La supervisión europea de los bancos

Junto a los muchos efectos negativos de la crisis económica, aparece quizás un resultado positivo: está dejando en claro aspectos de la realidad económica y política que no se veían o no se querían ver, tales como el déficit político y democrático de la Unión Europea. Ésta se está mostrando incapaz de presentar una estrategia unitaria frente a la recesión. Las únicas respuestas están siendo nacionales, con la gravedad que ello conlleva en una crisis global en la que todos los elementos están interrelacionados, sobre todo en la UE debido a la integración de sus mercados, tanto de mercancías como de capitales.

 

Se pretende cuadrar el círculo creando instituciones cojas que no pueden cumplir sus funciones; se quedan a medio camino y ya se sabe que una solución a medias es la peor de las soluciones. Entre estas instituciones perniquebradas se encuentra el Banco Central Europeo (BCE), que quiere pero no puede.

 

La Unión Monetaria obliga a contar con un banco central con capacidad de emisión de billetes y, como corolario forzosamente añadido, con la instrumentación de la política monetaria. No obstante, este organismo asume esta función con muchas limitaciones. En primer lugar, se le asigna como único objetivo la estabilidad de precios, haciendo caso omiso del crecimiento económico, a diferencia de otros bancos centrales, como la Reserva Federal, a los que se atribuye también dicha finalidad.

 

En segundo lugar, no se le ha encomendado una función clásica de los bancos centrales, el ser banco de banqueros, es decir, prestamista en última instancia de las entidades financieras. Recientemente, hemos sido testigos de cómo en el área del euro han tenido que ser los Estados nacionales los que se han visto obligados a salir a salvar los bancos en dificultades y a garantizar los depósitos bancarios, mientras que, por ejemplo, en EEUU la Reserva Federal asumía un importante protagonismo en las operaciones de salvamento. Esta carencia del BCE conduce lógicamente a que las facultades de supervisión radiquen en los países miembros. Si son éstos los que tienen que asumir las pérdidas, parece coherente que tengan los instrumentos adecuados para impedirlas.

 

La actual crisis, sin embargo, ha planteado algunas cuestiones para dilucidar. La primera es la necesidad de supervisión.
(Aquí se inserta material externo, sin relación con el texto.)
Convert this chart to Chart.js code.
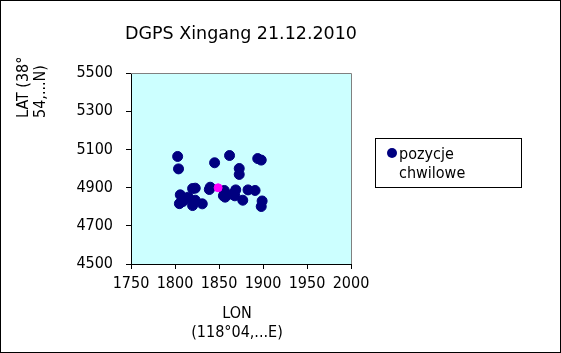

Hasta a los más liberales les costaría ahora mantener la premisa de que los mercados se autorregulan. Pero también que, dadas las características actuales del sistema financiero, se precisa de una supervisión supranacional, al menos en el ámbito europeo.

 

De ahí que la Comisión haya presentado estos días un proyecto de lo que podría ser la supervisión bancaria en Europa, fruto de un grupo de trabajo constituido al efecto, como siempre por los llamados expertos de alto nivel. Lo primero a resaltar es la composición del grupo, todos sus miembros liberales, no parecen, desde luego, los más aptos para diseñar un esquema de supervisión.

 

La propuesta planteada se queda, como casi todos los asuntos de la Unión Europea, a mitad de camino y muestra las enormes dificultades que surgen en cualquier bosquejo unitario. El primer elemento que se puede considerar es la constitución de un Consejo Económico de Riesgo Sistemático (CERS) que se pretende útil para detectar y advertir a las autoridades nacionales sobre posibles burbujas y riesgos en los mercados financieros. El Consejo estará formado por alrededor de sesenta miembros, más de la mitad con derecho a voto (entre ellos, los veintisiete gobernadores de los bancos centrales). Es de prever que con esa composición sea totalmente inoperante. Las declaraciones o avisos estarán condicionados por los intereses de los países miembros, siendo conscientes además de que toda alarma puede ser el detonante del mal que se quiere evitar.

 

La otra novedad del plan es la creación de tres comités de supervisión, uno para cada uno de los subsectores: bancario, seguros y del mercado de valores. En realidad, no se puede hablar de supervisión sino tan sólo de la emisión de consejos y recomendaciones a los verdaderos supervisores que serán las autoridades nacionales. Su utilidad va a quedar muy limitada dado que sus indicaciones tendrán un carácter meramente consultivo. La pretensión de que estos comités puedan supervisar a entidades internacionales como las agencias de calificación queda en eso, en pretensión, dado que Gran Bretaña ha mostrado ya su oposición, por lo que será difícil que sea aprobado finalmente por el Consejo.

 

Para condenar a la inoperancia cualquier proyecto no hay nada como crear comités, y en este caso se erigen nada menos que cuatro. A pesar de ser un esquema excesivamente descafeinado, ha suscitado ya las críticas de Gran Bretaña, a las que seguramente se sumarán otros Estados. Y es que resulta difícil aceptar una cesión de competencias a un organismo internacional, si después el coste de las quiebras o de los posibles saneamientos de las entidades financieras va a repercutir en los Estados nacionales. Como siempre, se pretende cuadrar el círculo.